受験区分 | 免除の可否 | 受験科目の免除内容 |
甲種 | 認められない | なし |
乙種 | 可能 | 乙種の他の類に合格している場合は「法令」「物化」がすべて免除される火薬類免状を所持している場合は第1類と第5類の一部免除が受けられ、「法令」15問、「物化」4問、「性消」5問となる |
丙種 | 可能 | 「5年以上消防団員として勤務し、消防学校の教育訓練のうち基礎教育または専科教育の警防科を修了した者」は「燃焼及び消火に関する基礎知識」の試験がすべて免除される |
甲種は他の2つと異なり受験科目の免除がありません。
乙種を持っていても全科目受ける必要があり、この点からも難易度が非常に高いといえるでしょう。
関連記事:消防設備士とは?資格の種類と違いについて紹介します
危険物取扱者の取得する際におすすめの順番
危険物取扱者は、全部で8種類の区分があります。
現在の仕事や目指している業界に資格を活かしたい場合は、必要な種類を受験するのがベストです。
仕事とは関係なく資格を取得しておきたい人は、おすすめの順番を紹介しますので参考にしてみてください。
受検資格を満たしている場合は甲種がおすすめ
受検資格を満たしている場合は甲種がおすすめです。
甲種はすべての危険物が取り扱えるため、さまざまな業種において有効な資格です。
前述したとおり、甲種を受験するには学歴や乙種取得に関する条件を満たす必要があり、誰でも受けられるわけではありません。
これらの受検資格を満たしている人は、ぜひ甲種試験にチャレンジしてみましょう。
乙種を取得するなら乙4類がおすすめ
乙種を取得するのであれば乙4類がおすすめです。
乙4類が必要とされる職種・業種は多く、ガソリンスタンドやタンクローリーの運転手をはじめ、石油会社や化学系メーカーで働くうえでも役立ちます。
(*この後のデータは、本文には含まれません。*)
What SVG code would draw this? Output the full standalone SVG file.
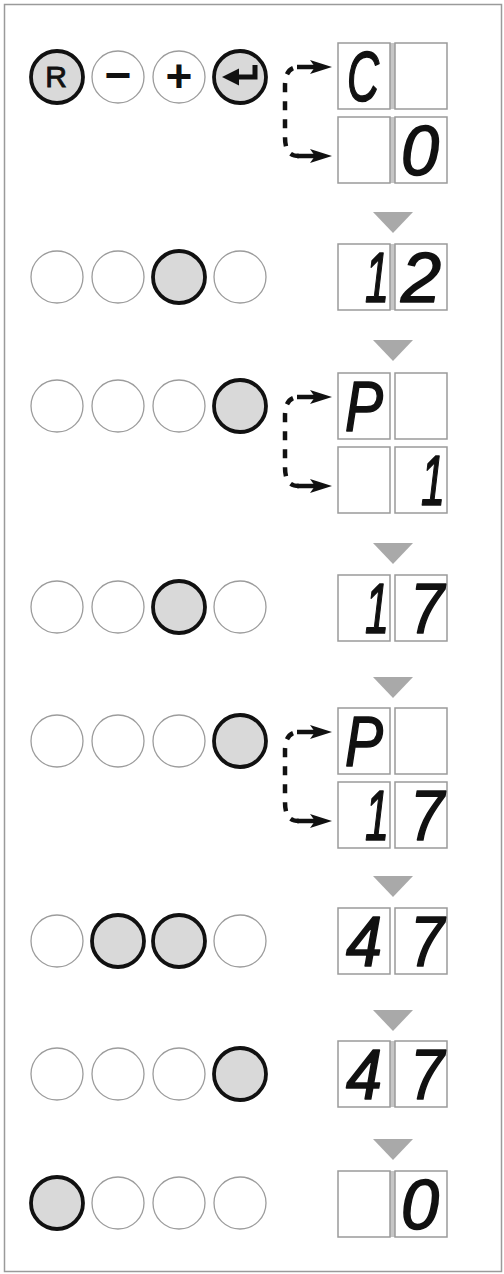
<svg xmlns="http://www.w3.org/2000/svg" width="504" height="1274" viewBox="0 0 504 1274">
<style>
.frame{fill:#fff;stroke:#9a9a9a;stroke-width:1.5}
.off{fill:#fff;stroke:#9c9c9c;stroke-width:1.3}
.on{fill:#d9d9d9;stroke:#111;stroke-width:3.8}
.box{fill:#fff;stroke:#9a9a9a;stroke-width:1.5}
.gap{fill:#c6c6c6}
.tri{fill:#a9a9a9}
.dig{font-family:"Liberation Sans",Arial,sans-serif;font-style:italic;font-size:70px;fill:#111;stroke:#111;stroke-width:1.6;stroke-linejoin:round;text-anchor:middle}
.sym{font-family:"Liberation Sans",Arial,sans-serif;fill:#111;text-anchor:middle;font-weight:bold}
.dash{fill:none;stroke:#111;stroke-width:4.5;stroke-dasharray:9 9;stroke-dashoffset:12}
.arr{fill:none;stroke:#111;stroke-width:4.5;marker-end:url(#ah)}
</style>
<defs>
<marker id="ah" markerUnits="userSpaceOnUse" viewBox="0 0 22 14" markerWidth="22" markerHeight="14" refX="6" refY="7" orient="auto">
<path d="M0 0 L22 7 L0 14 L5 7 Z" fill="#111"/>
</marker>
<polygon id="tr" class="tri" points="373,0 413,0 393,21"/>
</defs>
<rect class="frame" x="4.5" y="4.5" width="497" height="1267"/>

<g id="row1">
<circle class="on" cx="57" cy="77" r="26"/>
<circle class="off" cx="118" cy="77" r="26"/>
<circle class="off" cx="179" cy="77" r="26"/>
<circle class="on" cx="240" cy="77" r="26"/>
<text class="sym" x="56" y="87" style="font-size:30px;font-weight:normal;stroke:#111;stroke-width:0.9">R</text>
<text class="sym" x="118" y="91" style="font-size:46px">−</text>
<text class="sym" x="179" y="92" style="font-size:46px">+</text>
<path d="M255 65 V77 H236" fill="none" stroke="#111" stroke-width="5"/>
<polygon points="239,68.5 222,77 239,85.5" fill="#111"/>
</g>
<g id="disp1">
<rect class="gap" x="390" y="43" width="5" height="66"/>
<rect class="box" x="338" y="43" width="52" height="66"/>
<rect class="box" x="395" y="43" width="52" height="66"/>
<rect class="gap" x="390" y="117" width="5" height="66"/>
<rect class="box" x="338" y="117" width="52" height="66"/>
<rect class="box" x="395" y="117" width="52" height="66"/>
<text class="dig" x="363" y="101" textLength="32" lengthAdjust="spacingAndGlyphs">C</text>
<text class="dig" x="420" y="175" textLength="38" lengthAdjust="spacingAndGlyphs">0</text>
</g>

<use href="#tr" y="212"/>
<g id="row2">
<circle class="off" cx="57" cy="277" r="26"/>
<circle class="off" cx="118" cy="277" r="26"/>
<circle class="on" cx="179" cy="277" r="26"/>
<circle class="off" cx="240" cy="277" r="26"/>
</g>
<g id="disp2">
<rect class="gap" x="390" y="244" width="5" height="66"/>
<rect class="box" x="338" y="244" width="52" height="66"/>
<rect class="box" x="395" y="244" width="52" height="66"/>
<text class="dig" x="377" y="302" textLength="24" lengthAdjust="spacingAndGlyphs">1</text>
<text class="dig" x="421" y="302" textLength="40" lengthAdjust="spacingAndGlyphs">2</text>
</g>

<use href="#tr" y="340"/>
<g id="row3">
<circle class="off" cx="57" cy="406" r="26"/>
<circle class="off" cx="118" cy="406" r="26"/>
<circle class="off" cx="179" cy="406" r="26"/>
<circle class="on" cx="240" cy="406" r="26"/>
</g>
<g id="disp3">
<rect class="box" x="338" y="373" width="52" height="66"/>
<rect class="box" x="395" y="373" width="52" height="66"/>
<rect class="box" x="338" y="447" width="52" height="66"/>
<rect class="box" x="395" y="447" width="52" height="66"/>
<text class="dig" x="364" y="431" textLength="38" lengthAdjust="spacingAndGlyphs">P</text>
<text class="dig" x="433" y="505" textLength="24" lengthAdjust="spacingAndGlyphs">1</text>
</g>

<use href="#tr" y="543"/>
<g id="row4">
<circle class="off" cx="57" cy="607" r="26"/>
<circle class="off" cx="118" cy="607" r="26"/>
<circle class="on" cx="179" cy="607" r="26"/>
<circle class="off" cx="240" cy="607" r="26"/>
</g>
<g id="disp4">
<rect class="box" x="338" y="575" width="52" height="66"/>
<rect class="box" x="395" y="575" width="52" height="66"/>
<text class="dig" x="377" y="633" textLength="24" lengthAdjust="spacingAndGlyphs">1</text>
<text class="dig" x="427" y="633" textLength="34" lengthAdjust="spacingAndGlyphs">7</text>
</g>

<use href="#tr" y="677"/>
<g id="row5">
<circle class="off" cx="57" cy="741" r="26"/>
<circle class="off" cx="118" cy="741" r="26"/>
<circle class="off" cx="179" cy="741" r="26"/>
<circle class="on" cx="240" cy="741" r="26"/>
</g>
<g id="disp5">
<rect class="box" x="338" y="708" width="52" height="66"/>
<rect class="box" x="395" y="708" width="52" height="66"/>
<rect class="box" x="338" y="782" width="52" height="66"/>
<rect class="box" x="395" y="782" width="52" height="66"/>
<text class="dig" x="364" y="766" textLength="38" lengthAdjust="spacingAndGlyphs">P</text>
<text class="dig" x="377" y="840" textLength="24" lengthAdjust="spacingAndGlyphs">1</text>
<text class="dig" x="427" y="840" textLength="34" lengthAdjust="spacingAndGlyphs">7</text>
</g>

<use href="#tr" y="876"/>
<g id="row6">
<circle class="off" cx="57" cy="941" r="26"/>
<circle class="on" cx="118" cy="941" r="26"/>
<circle class="on" cx="179" cy="941" r="26"/>
<circle class="off" cx="240" cy="941" r="26"/>
</g>
<g id="disp6">
<rect class="box" x="338" y="908" width="52" height="66"/>
<rect class="box" x="395" y="908" width="52" height="66"/>
<text class="dig" x="364" y="966" textLength="36" lengthAdjust="spacingAndGlyphs">4</text>
<text class="dig" x="427" y="966" textLength="34" lengthAdjust="spacingAndGlyphs">7</text>
</g>

<use href="#tr" y="1010"/>
<g id="row7">
<circle class="off" cx="57" cy="1074" r="26"/>
<circle class="off" cx="118" cy="1074" r="26"/>
<circle class="off" cx="179" cy="1074" r="26"/>
<circle class="on" cx="240" cy="1074" r="26"/>
</g>
<g id="disp7">
<rect class="gap" x="390" y="1041" width="5" height="66"/>
<rect class="box" x="338" y="1041" width="52" height="66"/>
<rect class="box" x="395" y="1041" width="52" height="66"/>
<text class="dig" x="364" y="1099" textLength="36" lengthAdjust="spacingAndGlyphs">4</text>
<text class="dig" x="427" y="1099" textLength="34" lengthAdjust="spacingAndGlyphs">7</text>
</g>

<use href="#tr" y="1139"/>
<g id="row8">
<circle class="on" cx="57" cy="1203" r="26"/>
<circle class="off" cx="118" cy="1203" r="26"/>
<circle class="off" cx="179" cy="1203" r="26"/>
<circle class="off" cx="240" cy="1203" r="26"/>
</g>
<g id="disp8">
<rect class="gap" x="390" y="1171" width="5" height="66"/>
<rect class="box" x="338" y="1171" width="52" height="66"/>
<rect class="box" x="395" y="1171" width="52" height="66"/>
<text class="dig" x="420" y="1229" textLength="38" lengthAdjust="spacingAndGlyphs">0</text>
</g>

<g id="connectors">
<g transform="translate(0,67)">
<path class="dash" d="M299 0 C289 0 285 7 285 19 L285 70 C285 83 289 89 299 89"/>
<path class="arr" d="M297 0 H316"/>
<path class="arr" d="M297 89 H316"/>
</g>
<g transform="translate(0,397)">
<path class="dash" d="M299 0 C289 0 285 7 285 19 L285 70 C285 83 289 89 299 89"/>
<path class="arr" d="M297 0 H316"/>
<path class="arr" d="M297 89 H316"/>
</g>
<g transform="translate(0,732)">
<path class="dash" d="M299 0 C289 0 285 7 285 19 L285 70 C285 83 289 89 299 89"/>
<path class="arr" d="M297 0 H316"/>
<path class="arr" d="M297 89 H316"/>
</g>
</g>
</svg>
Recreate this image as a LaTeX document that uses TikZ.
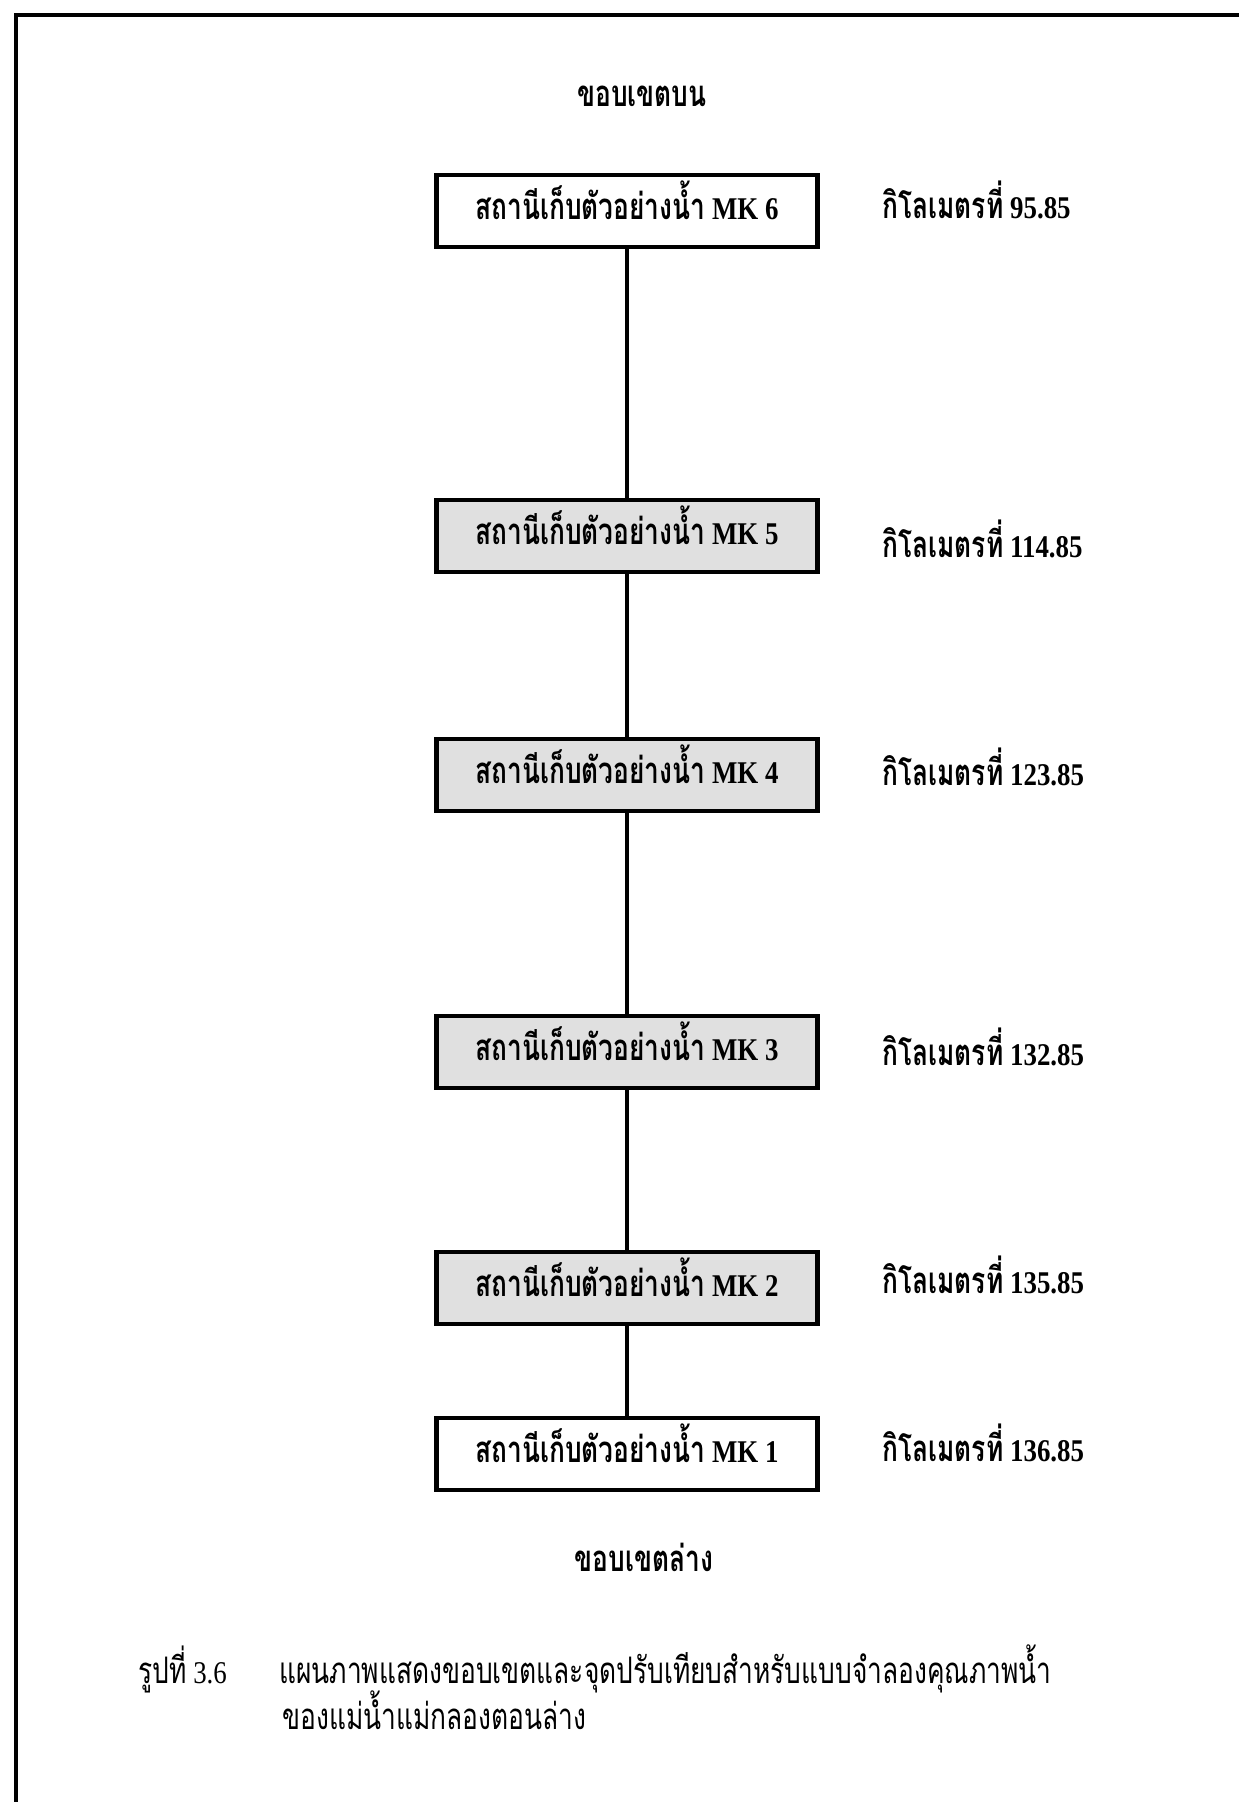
\documentclass[tikz,border=0pt]{standalone}
\usepackage{fontspec}
\setmainfont{Liberation Serif}[FakeStretch=0.85]
\newfontfamily\thaifont[Script=Thai,FakeStretch=0.72,Scale=1.156]{Loma}
\usetikzlibrary{positioning}

\newcommand{\thaitext}[1]{{\thaifont #1}}
\newcommand{\stationname}[1]{\thaitext{สถานีเก็บตัวอย่างน้ำ} MK #1}
\newcommand{\kmtext}[1]{\thaitext{กิโลเมตรที่} #1}

\begin{document}
\begin{tikzpicture}[x=0.02cm, y=-0.02cm,
    station/.style={draw, line width=2.5pt, minimum width=7.62cm, minimum height=1.43cm,
        inner sep=0pt, fill=white, text height=2.3ex, text depth=0.3ex,
        font=\fontsize{18}{20}\selectfont\bfseries},
    shadedstation/.style={station, fill=black!12},
    kmlabel/.style={anchor=west, inner sep=0pt, text height=2.3ex, text depth=0.3ex,
        font=\fontsize{18}{20}\selectfont\bfseries},
    boundary/.style={inner sep=0pt, text height=2.3ex, text depth=0.3ex,
        font=\fontsize{18}{20}\selectfont\bfseries},
    caption/.style={anchor=west, inner sep=0pt, text height=2.3ex, text depth=0.4ex,
        font=\fontsize{18}{20}\selectfont},
    link/.style={line width=1.8pt},
    frame/.style={line width=2.6pt}]
    \useasboundingbox (0,0) rectangle (1239,1802);

    % Page frame (top and left edges only)
    \draw[frame] (1239,15) -- (16,15) -- (16,1802);

    % Upper boundary
    \node[boundary] (upper) at (642,98) {\thaitext{ขอบเขตบน}};

    % Sampling stations
    \node[station]       (mk6) at (627,211)  {\stationname{6}};
    \node[shadedstation] (mk5) at (627,536)  {\stationname{5}};
    \node[shadedstation] (mk4) at (627,775)  {\stationname{4}};
    \node[shadedstation] (mk3) at (627,1052) {\stationname{3}};
    \node[shadedstation] (mk2) at (627,1288) {\stationname{2}};
    \node[station]       (mk1) at (627,1454) {\stationname{1}};

    % Kilometre labels
    \node[kmlabel] (km6) at (882,210)  {\kmtext{95.85}};
    \node[kmlabel] (km5) at (882,549)  {\kmtext{114.85}};
    \node[kmlabel] (km4) at (882,777)  {\kmtext{123.85}};
    \node[kmlabel] (km3) at (882,1057) {\kmtext{132.85}};
    \node[kmlabel] (km2) at (882,1285) {\kmtext{135.85}};
    \node[kmlabel] (km1) at (882,1453) {\kmtext{136.85}};

    % Links between stations
    \draw[link] (mk6) -- (mk5);
    \draw[link] (mk5) -- (mk4);
    \draw[link] (mk4) -- (mk3);
    \draw[link] (mk3) -- (mk2);
    \draw[link] (mk2) -- (mk1);

    % Lower boundary
    \node[boundary] (lower) at (644,1563) {\thaitext{ขอบเขตล่าง}};

    % Caption
    \node[caption] (fignum) at (138,1676) {\thaitext{รูปที่} 3.6};
    \node[caption] (capline1) at (279,1676) {\thaitext{แผนภาพแสดงขอบเขตและจุดปรับเทียบสำหรับแบบจำลองคุณภาพน้ำ}};
    \node[caption] (capline2) at (282,1722) {\thaitext{ของแม่น้ำแม่กลองตอนล่าง}};
\end{tikzpicture}
\end{document}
必要な類が決まっていない場合は、汎用性の高い乙4類を優先するのが良いでしょう。
乙種が難しいと感じたら丙種がおすすめ
乙種が難しいと感じたら丙種の受験をおすすめします。
乙種は甲種より基礎的な内容とはいえ、物理や化学の知識が必要のため難しいと感じる人もいるでしょう。
そのような場合は、まずは難易度が低めの丙種に取り組んでみてください。
丙種で経験を積んでから乙種や甲種へステップアップするのも1つの方法です。
危険物取扱者の勉強時間と難易度
危険物取扱者の勉強時間の目安は以下のとおりです。
甲種 | 乙種 | 丙種 |
約70~80時間 | 約40~60時間 | 約20~30時間 |
試験範囲が幅広く難易度が高い甲種は、他2つと比べて多くの勉強時間を確保しなければなりません。
試験は暗記要素が強いため、なるべく日にちを空けずに取り組んで知識を定着させましょう。
危険物取扱者の難易度を理解したうえで受験級を決めてみよう
今回は危険物取扱者の難易度について解説しました。
危険物取扱者は、取り扱える危険物の範囲が大きいほど難易度が高い試験です。
受験資格を満たす場合は甲種がおすすめですが、難しい場合は乙4類の受験を検討してみてください。
それぞれの難易度をよく理解したうえで、受験級を決めて危険物取扱者の取得を目指しましょう。